Fishing in the ocean at night is an act of blind faith—or blind folly.

Sometime after we'd been there for a few hours,
the breeze shifted direction. It felt warmer on my face, and it tasted damper, and it became stronger.

Within minutes after I first noticed the wind shift, I heard Zee grunt.

“Fish?” I said.

“Um. Good one.”

I reeled in and fished out my flashlight in time to see Zee backing a very large striped bass up onto the beach.

“Keeper?”

She knelt beside it and measured it against some markings on her rod. “Oh, yeah,” she whispered. “Thirty-seven inches. Heigh-ho, heigh-ho. Derby winner, here we go.”

She lugged the big fish up to her Jeep, and I returned to my casting with renewed enthusiasm.

A few casts later, I felt a hard pull. But I failed to hook the fish.

Zee returned.

“I had a hit,” I said.

“They've arrived,” she said. “Time to get serious.”

And for the rest of the night—I had no idea how many hours passed—we caught fish. We landed eight or ten nice stripers apiece, though none of them matched Zee's thirty-seven-incher and none of mine was a keeper, and we caught about as many bluefish. I kept a blue that Zee guessed would weigh ten pounds, and she kept all of hers, including one about the same size as mine.

First light came so gradually it was barely noticeable. There was no burst of light on the horizon, because the horizon was packed with heavy clouds. It
was, rather, a growing awareness that the sky was a bit less dark than the water, and that I could make out Zee's silhouette beside me, and that on both sides of us up and down the beach there were other silhouettes casting into the sea.
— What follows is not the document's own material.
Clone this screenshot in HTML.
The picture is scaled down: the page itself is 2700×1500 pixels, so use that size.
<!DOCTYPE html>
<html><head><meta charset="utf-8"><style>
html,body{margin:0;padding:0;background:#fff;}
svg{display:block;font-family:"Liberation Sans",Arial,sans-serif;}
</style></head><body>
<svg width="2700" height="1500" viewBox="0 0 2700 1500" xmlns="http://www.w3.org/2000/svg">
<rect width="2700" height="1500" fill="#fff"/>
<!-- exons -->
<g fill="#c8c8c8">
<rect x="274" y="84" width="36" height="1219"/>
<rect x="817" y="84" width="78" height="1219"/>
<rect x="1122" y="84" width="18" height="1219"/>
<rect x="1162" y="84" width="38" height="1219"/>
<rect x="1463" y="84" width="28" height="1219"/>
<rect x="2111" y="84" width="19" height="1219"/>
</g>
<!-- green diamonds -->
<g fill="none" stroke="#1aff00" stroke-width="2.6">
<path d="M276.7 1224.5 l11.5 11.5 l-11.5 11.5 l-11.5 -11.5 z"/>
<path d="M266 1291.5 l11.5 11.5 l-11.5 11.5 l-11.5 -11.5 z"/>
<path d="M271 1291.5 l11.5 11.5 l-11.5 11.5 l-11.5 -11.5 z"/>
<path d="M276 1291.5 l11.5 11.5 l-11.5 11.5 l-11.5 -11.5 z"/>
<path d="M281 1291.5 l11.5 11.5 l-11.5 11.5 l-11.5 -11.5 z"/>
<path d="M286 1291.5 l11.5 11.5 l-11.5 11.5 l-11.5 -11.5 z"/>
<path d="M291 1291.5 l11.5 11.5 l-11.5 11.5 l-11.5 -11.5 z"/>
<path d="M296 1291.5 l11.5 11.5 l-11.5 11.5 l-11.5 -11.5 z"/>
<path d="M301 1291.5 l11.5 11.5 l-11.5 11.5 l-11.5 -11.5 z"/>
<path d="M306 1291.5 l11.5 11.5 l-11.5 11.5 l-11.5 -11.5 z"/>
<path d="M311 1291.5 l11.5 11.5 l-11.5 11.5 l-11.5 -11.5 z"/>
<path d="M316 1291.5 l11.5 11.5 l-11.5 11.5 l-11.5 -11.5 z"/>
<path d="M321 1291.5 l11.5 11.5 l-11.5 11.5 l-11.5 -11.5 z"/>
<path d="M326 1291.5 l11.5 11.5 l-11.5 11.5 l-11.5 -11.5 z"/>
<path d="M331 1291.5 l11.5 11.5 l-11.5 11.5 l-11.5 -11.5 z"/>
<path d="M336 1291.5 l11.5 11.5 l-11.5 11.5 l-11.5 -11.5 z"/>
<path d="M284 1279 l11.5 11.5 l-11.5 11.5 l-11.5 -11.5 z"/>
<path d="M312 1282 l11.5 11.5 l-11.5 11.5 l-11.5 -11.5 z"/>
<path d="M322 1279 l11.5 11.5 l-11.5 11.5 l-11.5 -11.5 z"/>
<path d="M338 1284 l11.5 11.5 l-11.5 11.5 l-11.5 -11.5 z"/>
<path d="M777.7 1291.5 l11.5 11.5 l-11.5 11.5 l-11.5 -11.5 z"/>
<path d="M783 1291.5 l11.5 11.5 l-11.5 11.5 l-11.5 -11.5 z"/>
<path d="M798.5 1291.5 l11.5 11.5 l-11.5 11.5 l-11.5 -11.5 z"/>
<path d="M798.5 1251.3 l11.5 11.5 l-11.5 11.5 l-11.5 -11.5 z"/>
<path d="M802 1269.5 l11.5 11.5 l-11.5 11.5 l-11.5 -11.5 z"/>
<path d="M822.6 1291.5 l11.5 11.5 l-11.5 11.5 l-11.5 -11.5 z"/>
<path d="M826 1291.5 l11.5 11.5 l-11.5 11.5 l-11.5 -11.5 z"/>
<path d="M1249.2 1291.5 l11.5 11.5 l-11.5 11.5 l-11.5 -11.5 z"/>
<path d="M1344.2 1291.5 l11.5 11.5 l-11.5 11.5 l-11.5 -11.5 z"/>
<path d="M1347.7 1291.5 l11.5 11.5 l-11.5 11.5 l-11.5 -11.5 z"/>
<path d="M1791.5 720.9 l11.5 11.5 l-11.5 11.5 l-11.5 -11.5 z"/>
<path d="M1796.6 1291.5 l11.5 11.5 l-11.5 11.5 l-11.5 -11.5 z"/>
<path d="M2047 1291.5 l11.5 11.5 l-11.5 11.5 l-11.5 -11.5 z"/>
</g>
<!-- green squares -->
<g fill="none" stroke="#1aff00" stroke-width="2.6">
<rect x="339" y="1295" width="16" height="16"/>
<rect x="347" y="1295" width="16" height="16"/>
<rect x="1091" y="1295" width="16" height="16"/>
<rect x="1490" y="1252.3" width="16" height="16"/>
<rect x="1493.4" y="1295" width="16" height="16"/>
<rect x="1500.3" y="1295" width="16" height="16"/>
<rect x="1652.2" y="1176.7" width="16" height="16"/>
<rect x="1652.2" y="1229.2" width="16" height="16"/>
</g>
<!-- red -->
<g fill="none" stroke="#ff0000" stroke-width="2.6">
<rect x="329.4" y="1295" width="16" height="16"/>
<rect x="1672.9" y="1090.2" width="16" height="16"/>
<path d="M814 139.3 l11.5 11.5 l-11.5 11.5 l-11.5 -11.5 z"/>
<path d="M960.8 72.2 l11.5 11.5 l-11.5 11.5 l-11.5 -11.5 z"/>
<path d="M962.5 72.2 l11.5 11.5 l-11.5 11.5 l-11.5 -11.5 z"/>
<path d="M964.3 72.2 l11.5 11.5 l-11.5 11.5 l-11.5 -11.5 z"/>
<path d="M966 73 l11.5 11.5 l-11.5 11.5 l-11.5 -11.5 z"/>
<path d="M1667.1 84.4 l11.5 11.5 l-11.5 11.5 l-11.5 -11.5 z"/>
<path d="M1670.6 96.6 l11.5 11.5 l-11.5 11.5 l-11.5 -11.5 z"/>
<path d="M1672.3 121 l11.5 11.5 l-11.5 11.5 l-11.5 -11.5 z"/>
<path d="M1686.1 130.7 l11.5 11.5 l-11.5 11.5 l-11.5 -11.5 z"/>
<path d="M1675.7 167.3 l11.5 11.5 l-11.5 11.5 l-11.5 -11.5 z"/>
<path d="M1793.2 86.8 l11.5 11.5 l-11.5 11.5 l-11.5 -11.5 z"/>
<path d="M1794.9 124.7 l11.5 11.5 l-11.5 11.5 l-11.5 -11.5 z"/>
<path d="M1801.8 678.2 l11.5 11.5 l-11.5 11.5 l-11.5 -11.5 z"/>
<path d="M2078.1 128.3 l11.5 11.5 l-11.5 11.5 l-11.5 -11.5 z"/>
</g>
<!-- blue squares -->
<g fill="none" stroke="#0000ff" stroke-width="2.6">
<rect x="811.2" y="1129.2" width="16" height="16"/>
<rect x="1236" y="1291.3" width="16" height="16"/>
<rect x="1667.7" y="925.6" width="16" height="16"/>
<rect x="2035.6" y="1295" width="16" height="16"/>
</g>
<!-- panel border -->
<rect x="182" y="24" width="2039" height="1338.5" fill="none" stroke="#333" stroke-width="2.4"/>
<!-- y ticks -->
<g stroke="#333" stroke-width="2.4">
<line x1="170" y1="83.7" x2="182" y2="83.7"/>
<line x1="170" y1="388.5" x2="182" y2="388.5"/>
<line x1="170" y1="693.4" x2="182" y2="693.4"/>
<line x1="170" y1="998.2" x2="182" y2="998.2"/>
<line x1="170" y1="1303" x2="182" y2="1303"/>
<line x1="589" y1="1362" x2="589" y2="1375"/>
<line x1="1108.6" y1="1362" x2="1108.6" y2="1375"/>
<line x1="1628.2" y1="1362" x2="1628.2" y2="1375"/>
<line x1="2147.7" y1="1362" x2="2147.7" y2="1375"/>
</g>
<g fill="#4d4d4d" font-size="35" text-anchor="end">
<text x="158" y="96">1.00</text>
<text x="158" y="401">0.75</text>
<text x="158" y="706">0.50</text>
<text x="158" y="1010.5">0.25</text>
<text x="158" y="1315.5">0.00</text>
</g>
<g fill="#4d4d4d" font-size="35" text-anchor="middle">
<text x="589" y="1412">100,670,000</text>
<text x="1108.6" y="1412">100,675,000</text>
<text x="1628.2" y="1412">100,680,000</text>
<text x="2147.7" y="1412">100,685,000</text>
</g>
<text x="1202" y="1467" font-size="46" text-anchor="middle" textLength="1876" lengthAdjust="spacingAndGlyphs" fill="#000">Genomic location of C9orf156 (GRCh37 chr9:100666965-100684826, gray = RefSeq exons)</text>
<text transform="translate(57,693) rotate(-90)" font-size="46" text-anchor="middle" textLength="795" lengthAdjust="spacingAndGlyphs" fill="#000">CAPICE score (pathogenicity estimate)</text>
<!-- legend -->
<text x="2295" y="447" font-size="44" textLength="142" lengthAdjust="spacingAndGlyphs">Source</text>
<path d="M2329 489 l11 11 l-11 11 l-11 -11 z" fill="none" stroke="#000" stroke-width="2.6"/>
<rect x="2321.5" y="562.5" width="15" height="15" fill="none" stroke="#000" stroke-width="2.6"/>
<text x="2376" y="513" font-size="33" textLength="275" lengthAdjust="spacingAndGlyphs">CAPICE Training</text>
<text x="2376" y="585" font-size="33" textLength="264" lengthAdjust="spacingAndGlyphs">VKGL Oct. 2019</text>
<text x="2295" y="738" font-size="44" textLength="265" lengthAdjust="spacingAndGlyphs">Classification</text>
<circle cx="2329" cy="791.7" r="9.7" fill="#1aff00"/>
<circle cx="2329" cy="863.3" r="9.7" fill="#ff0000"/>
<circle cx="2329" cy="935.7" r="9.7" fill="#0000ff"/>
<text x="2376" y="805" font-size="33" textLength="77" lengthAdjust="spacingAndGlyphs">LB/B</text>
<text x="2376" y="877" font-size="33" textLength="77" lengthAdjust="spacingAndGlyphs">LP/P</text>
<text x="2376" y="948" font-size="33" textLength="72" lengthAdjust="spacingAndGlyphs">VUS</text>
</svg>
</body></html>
We quit a little after seven-thirty. My shoulder ached and my poor, sleep-deprived head felt like an overblown balloon, and as we drove to Derby headquarters to weigh in our fish, I realized that I'd spent the entire night without thinking a single thought of Molly Wood or Sarah Fairchild or my law practice. My mind had registered nothing except the sea and the sky and the air and the rhythms of fishing.

Anyone who doesn't fish could never understand.

Chapter Seventeen
J.W.

Z
ee and Brady pulled into the yard just before nine-thirty the next morning. In the fish box, awash in the last melting remnants of the ice they'd packed there the night before, were eight or ten nice blues and a keeper bass.

I examined the fish. “Not bad,” I said.